What comes to mind when you think of what hunger looks like? Do you envision the gaunt-faced unemployed during the Depression Era scavenging for food, the bloated bellies of starving children in Africa? It is a reality check to know that in America, half of hungry households are white, and two-thirds of those households are with children and at least one working adult. In 2006, the U.S. government replaced “hunger” with the term “food insecure” to describe any household where, sometime during the previous year, people didn’t have enough food to eat.
Today, 822 million worldwide are undernourished – one in every nine people. According to the UN hunger report, global hunger is the rise for the 3rd year in a row, from 785 million in 2015 to 822 million in 2018.

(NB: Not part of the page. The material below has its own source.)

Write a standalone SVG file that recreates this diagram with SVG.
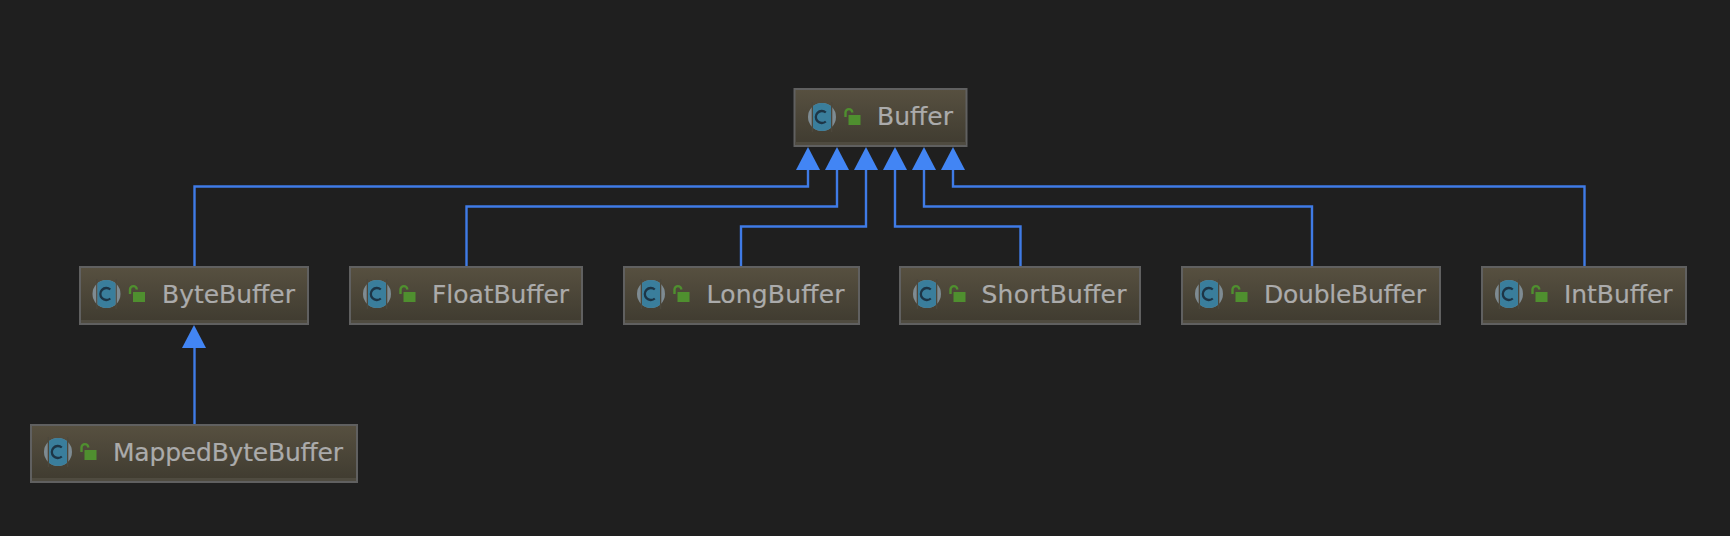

When we bring the focus on this subject to the United States, the world’s greatest food-producing nation, we as a country have 37 million people struggling with food scarcity and more than 11 million of those affected being children. This is according to Feeding America. In typing these statistics, knowing that at this moment, someone is hungry, my heart breaks. I applaud the efforts of food banks around the country and worldwide organizations that help where they can.
At this week’s Rotary meeting we have the pleasure of hearing from our own Kellie Battaglia, the Development Director for ACCESS, to bring you up to date on local efforts in combating food scarcity. Please join me for an eye-opening afternoon. You may just find yourself helping fill backpacks on a Friday with your fellow Rotarians more often or signing up for one of ACCESS’s events in the future.
Today there are over 50,000 food emergency programs across the county. It is a blessing to know that ACCESS is here to help our local community!